## begin
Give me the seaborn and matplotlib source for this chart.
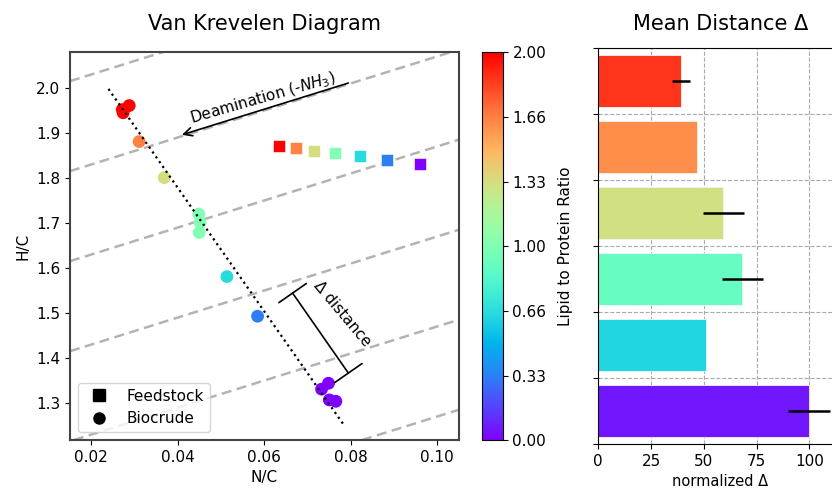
import numpy as np
import pandas as pd
import matplotlib
matplotlib.use("Agg")
import matplotlib.pyplot as plt
import seaborn as sns
from matplotlib.lines import Line2D
from matplotlib.colors import Normalize
from matplotlib.cm import ScalarMappable

# ---------------- data ----------------
feed_nc = [0.0635, 0.0674, 0.0716, 0.0765, 0.0822, 0.0884, 0.0961]
feed_hc = [1.872, 1.867, 1.861, 1.855, 1.848, 1.841, 1.831]
feed_ratio = [2.0, 1.66, 1.33, 1.0, 0.66, 0.33, 0.0]

bio_nc = [0.0274, 0.0288, 0.0272, 0.0311, 0.0369, 0.0449, 0.0452, 0.0450,
          0.0514, 0.0585, 0.0733, 0.0749, 0.0751, 0.0766]
bio_hc = [1.945, 1.961, 1.952, 1.881, 1.801, 1.720, 1.701, 1.679,
          1.581, 1.493, 1.331, 1.344, 1.307, 1.304]
bio_ratio = [2.0, 2.0, 2.0, 1.66, 1.33, 1.0, 1.0, 1.0, 0.66, 0.33, 0.0, 0.0, 0.0, 0.0]

trend_nc = [0.0240, 0.0787]
trend_hc = [1.998, 1.248]

deam_slope = 3.0
deam_intercepts = [0.97, 1.17, 1.37, 1.57, 1.77, 1.97]

cbar_ticks = [0.0, 1/3, 2/3, 1.0, 4/3, 5/3, 2.0]
cbar_ticklabels = ["0.00", "0.33", "0.66", "1.00", "1.33", "1.66", "2.00"]

bar_groups = ["2.00", "1.66", "1.33", "1.00", "0.66", "0.00"]
bar_values = [39.2, 46.7, 59.3, 68.3, 51.2, 100.0]
bar_err = [4.2, 0.0, 9.9, 9.9, 0.0, 10.0]
bar_color_ratio = [1.86, 1.62, 1.32, 0.90, 0.63, 0.06]

# ---------------- figure ----------------
W, H = 832, 488
fig = plt.figure(figsize=(W / 100, H / 100), dpi=100)
plt.rcParams['font.family'] = ['DejaVu Sans']

def frac(l, t, r, b):
    return [l / W, 1 - b / H, (r - l) / W, (b - t) / H]

ax = fig.add_axes(frac(70, 52, 459, 440))
cax = fig.add_axes(frac(482.3, 52.3, 502.7, 440.3))
axb = fig.add_axes(frac(598.3, 48, 842, 444))

cmap = plt.get_cmap("rainbow")
norm = Normalize(0, 2)

# dashed deamination guide lines
for b in deam_intercepts:
    ax.axline((0, b), slope=deam_slope, color="#b3b3b3", lw=1.8,
              dashes=(4, 2.2), zorder=1)

# trend line
ax.plot(trend_nc, trend_hc, color="black", ls=":", lw=1.6, zorder=4)

df_feed = pd.DataFrame({"nc": feed_nc, "hc": feed_hc, "ratio": feed_ratio})
df_bio = pd.DataFrame({"nc": bio_nc, "hc": bio_hc, "ratio": bio_ratio})
sns.scatterplot(data=df_feed, x="nc", y="hc", hue="ratio", palette="rainbow",
                hue_norm=(0, 2), marker="s", s=75, edgecolor="white",
                linewidth=0.4, legend=False, ax=ax, zorder=3)
sns.scatterplot(data=df_bio, x="nc", y="hc", hue="ratio", palette="rainbow",
                hue_norm=(0, 2), marker="o", s=85, edgecolor="none",
                linewidth=0, legend=False, ax=ax, zorder=3)

ax.set_xlim(0.0151, 0.1051)
ax.set_ylim(1.218, 2.080)
ax.set_xticks([0.02, 0.04, 0.06, 0.08, 0.10])
ax.set_xticklabels(["0.02", "0.04", "0.06", "0.08", "0.10"])
ax.set_yticks([1.3, 1.4, 1.5, 1.6, 1.7, 1.8, 1.9, 2.0])
ax.tick_params(labelsize=11)
ax.set_xlabel("N/C", fontsize=11)
ax.set_ylabel("H/C", fontsize=11)
ax.set_title("Van Krevelen Diagram", fontsize=15, pad=16)
for s in ax.spines.values():
    s.set_color("#444444")
    s.set_linewidth(1.5)

# annotations
ax.annotate("", xy=(0.0410, 1.896), xytext=(0.0795, 2.011),
            arrowprops=dict(arrowstyle="->", lw=1.2, color="black",
                            shrinkA=0, shrinkB=0, mutation_scale=15))
ax.text(0.0598, 1.977, "Deamination (-$NH_3$)", rotation=16,
        ha="center", va="center", fontsize=11)
ax.annotate("", xy=(0.0795, 1.3667), xytext=(0.0666, 1.5444),
            arrowprops=dict(arrowstyle="|-|,widthA=0.6,widthB=0.6", lw=1.2,
                            color="black", shrinkA=0, shrinkB=0,
                            mutation_scale=20))
ax.text(0.0780, 1.498, "Δ distance", rotation=-50, ha="center",
        va="center", fontsize=11)

handles = [Line2D([], [], marker="s", color="black", ls="none", markersize=8),
           Line2D([], [], marker="o", color="black", ls="none", markersize=8)]
ax.legend(handles, ["Feedstock", "Biocrude"], loc="lower left", fontsize=11)

# colorbar
sm = ScalarMappable(norm=norm, cmap=cmap)
cb = fig.colorbar(sm, cax=cax)
cb.set_ticks(cbar_ticks)
cb.set_ticklabels(cbar_ticklabels)
cb.ax.tick_params(labelsize=11)
cb.set_label("Lipid to Protein Ratio", fontsize=11, labelpad=8)

# bar chart
bar_colors = [cmap(norm(r)) for r in bar_color_ratio]
df_bar = pd.DataFrame({"group": bar_groups, "val": bar_values})
sns.barplot(data=df_bar, x="val", y="group", hue="group", palette=bar_colors,
            saturation=1, orient="h", width=0.8, errorbar=None, legend=False,
            ax=axb, edgecolor="#f4f4f4", linewidth=0.6, zorder=2)
axb.errorbar(bar_values, np.arange(len(bar_values)), xerr=bar_err, fmt="none",
             ecolor="black", elinewidth=1.8, capsize=0, zorder=4)
axb.set_xlim(0, 115.5)
axb.set_ylim(len(bar_values) - 0.5, -0.5)
axb.set_yticks(np.arange(-0.5, len(bar_values), 1.0))
axb.set_yticklabels([])
axb.set_xticks([0, 25, 50, 75, 100])
axb.tick_params(labelsize=11)
axb.set_ylabel("")
axb.set_xlabel("normalized Δ", fontsize=10.5)
axb.set_title("Mean Distance Δ", fontsize=15, pad=13)
axb.grid(True, ls="--", color="#aaaaaa", lw=0.8, zorder=0)
axb.set_axisbelow(True)

fig.savefig("out.png", dpi=100)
## end
= WHAT THE EXERCISE ASKS =
Without including any pictures, reproduce the listing exactly.

= TASK ANSWER =
Give me the seaborn and matplotlib source for this chart.
import numpy as np
import pandas as pd
import matplotlib
matplotlib.use("Agg")
import matplotlib.pyplot as plt
import seaborn as sns
from matplotlib.lines import Line2D
from matplotlib.colors import Normalize
from matplotlib.cm import ScalarMappable

# ---------------- data ----------------
feed_nc = [0.0635, 0.0674, 0.0716, 0.0765, 0.0822, 0.0884, 0.0961]
feed_hc = [1.872, 1.867, 1.861, 1.855, 1.848, 1.841, 1.831]
feed_ratio = [2.0, 1.66, 1.33, 1.0, 0.66, 0.33, 0.0]

bio_nc = [0.0274, 0.0288, 0.0272, 0.0311, 0.0369, 0.0449, 0.0452, 0.0450,
          0.0514, 0.0585, 0.0733, 0.0749, 0.0751, 0.0766]
bio_hc = [1.945, 1.961, 1.952, 1.881, 1.801, 1.720, 1.701, 1.679,
          1.581, 1.493, 1.331, 1.344, 1.307, 1.304]
bio_ratio = [2.0, 2.0, 2.0, 1.66, 1.33, 1.0, 1.0, 1.0, 0.66, 0.33, 0.0, 0.0, 0.0, 0.0]

trend_nc = [0.0240, 0.0787]
trend_hc = [1.998, 1.248]

deam_slope = 3.0
deam_intercepts = [0.97, 1.17, 1.37, 1.57, 1.77, 1.97]

cbar_ticks = [0.0, 1/3, 2/3, 1.0, 4/3, 5/3, 2.0]
cbar_ticklabels = ["0.00", "0.33", "0.66", "1.00", "1.33", "1.66", "2.00"]

bar_groups = ["2.00", "1.66", "1.33", "1.00", "0.66", "0.00"]
bar_values = [39.2, 46.7, 59.3, 68.3, 51.2, 100.0]
bar_err = [4.2, 0.0, 9.9, 9.9, 0.0, 10.0]
bar_color_ratio = [1.86, 1.62, 1.32, 0.90, 0.63, 0.06]

# ---------------- figure ----------------
W, H = 832, 488
fig = plt.figure(figsize=(W / 100, H / 100), dpi=100)
plt.rcParams['font.family'] = ['DejaVu Sans']

def frac(l, t, r, b):
    return [l / W, 1 - b / H, (r - l) / W, (b - t) / H]

ax = fig.add_axes(frac(70, 52, 459, 440))
cax = fig.add_axes(frac(482.3, 52.3, 502.7, 440.3))
axb = fig.add_axes(frac(598.3, 48, 842, 444))

cmap = plt.get_cmap("rainbow")
norm = Normalize(0, 2)

# dashed deamination guide lines
for b in deam_intercepts:
    ax.axline((0, b), slope=deam_slope, color="#b3b3b3", lw=1.8,
              dashes=(4, 2.2), zorder=1)

# trend line
ax.plot(trend_nc, trend_hc, color="black", ls=":", lw=1.6, zorder=4)

df_feed = pd.DataFrame({"nc": feed_nc, "hc": feed_hc, "ratio": feed_ratio})
df_bio = pd.DataFrame({"nc": bio_nc, "hc": bio_hc, "ratio": bio_ratio})
sns.scatterplot(data=df_feed, x="nc", y="hc", hue="ratio", palette="rainbow",
                hue_norm=(0, 2), marker="s", s=75, edgecolor="white",
                linewidth=0.4, legend=False, ax=ax, zorder=3)
sns.scatterplot(data=df_bio, x="nc", y="hc", hue="ratio", palette="rainbow",
                hue_norm=(0, 2), marker="o", s=85, edgecolor="none",
                linewidth=0, legend=False, ax=ax, zorder=3)

ax.set_xlim(0.0151, 0.1051)
ax.set_ylim(1.218, 2.080)
ax.set_xticks([0.02, 0.04, 0.06, 0.08, 0.10])
ax.set_xticklabels(["0.02", "0.04", "0.06", "0.08", "0.10"])
ax.set_yticks([1.3, 1.4, 1.5, 1.6, 1.7, 1.8, 1.9, 2.0])
ax.tick_params(labelsize=11)
ax.set_xlabel("N/C", fontsize=11)
ax.set_ylabel("H/C", fontsize=11)
ax.set_title("Van Krevelen Diagram", fontsize=15, pad=16)
for s in ax.spines.values():
    s.set_color("#444444")
    s.set_linewidth(1.5)

# annotations
ax.annotate("", xy=(0.0410, 1.896), xytext=(0.0795, 2.011),
            arrowprops=dict(arrowstyle="->", lw=1.2, color="black",
                            shrinkA=0, shrinkB=0, mutation_scale=15))
ax.text(0.0598, 1.977, "Deamination (-$NH_3$)", rotation=16,
        ha="center", va="center", fontsize=11)
ax.annotate("", xy=(0.0795, 1.3667), xytext=(0.0666, 1.5444),
            arrowprops=dict(arrowstyle="|-|,widthA=0.6,widthB=0.6", lw=1.2,
                            color="black", shrinkA=0, shrinkB=0,
                            mutation_scale=20))
ax.text(0.0780, 1.498, "Δ distance", rotation=-50, ha="center",
        va="center", fontsize=11)

handles = [Line2D([], [], marker="s", color="black", ls="none", markersize=8),
           Line2D([], [], marker="o", color="black", ls="none", markersize=8)]
ax.legend(handles, ["Feedstock", "Biocrude"], loc="lower left", fontsize=11)

# colorbar
sm = ScalarMappable(norm=norm, cmap=cmap)
cb = fig.colorbar(sm, cax=cax)
cb.set_ticks(cbar_ticks)
cb.set_ticklabels(cbar_ticklabels)
cb.ax.tick_params(labelsize=11)
cb.set_label("Lipid to Protein Ratio", fontsize=11, labelpad=8)

# bar chart
bar_colors = [cmap(norm(r)) for r in bar_color_ratio]
df_bar = pd.DataFrame({"group": bar_groups, "val": bar_values})
sns.barplot(data=df_bar, x="val", y="group", hue="group", palette=bar_colors,
            saturation=1, orient="h", width=0.8, errorbar=None, legend=False,
            ax=axb, edgecolor="#f4f4f4", linewidth=0.6, zorder=2)
axb.errorbar(bar_values, np.arange(len(bar_values)), xerr=bar_err, fmt="none",
             ecolor="black", elinewidth=1.8, capsize=0, zorder=4)
axb.set_xlim(0, 115.5)
axb.set_ylim(len(bar_values) - 0.5, -0.5)
axb.set_yticks(np.arange(-0.5, len(bar_values), 1.0))
axb.set_yticklabels([])
axb.set_xticks([0, 25, 50, 75, 100])
axb.tick_params(labelsize=11)
axb.set_ylabel("")
axb.set_xlabel("normalized Δ", fontsize=10.5)
axb.set_title("Mean Distance Δ", fontsize=15, pad=13)
axb.grid(True, ls="--", color="#aaaaaa", lw=0.8, zorder=0)
axb.set_axisbelow(True)

fig.savefig("out.png", dpi=100)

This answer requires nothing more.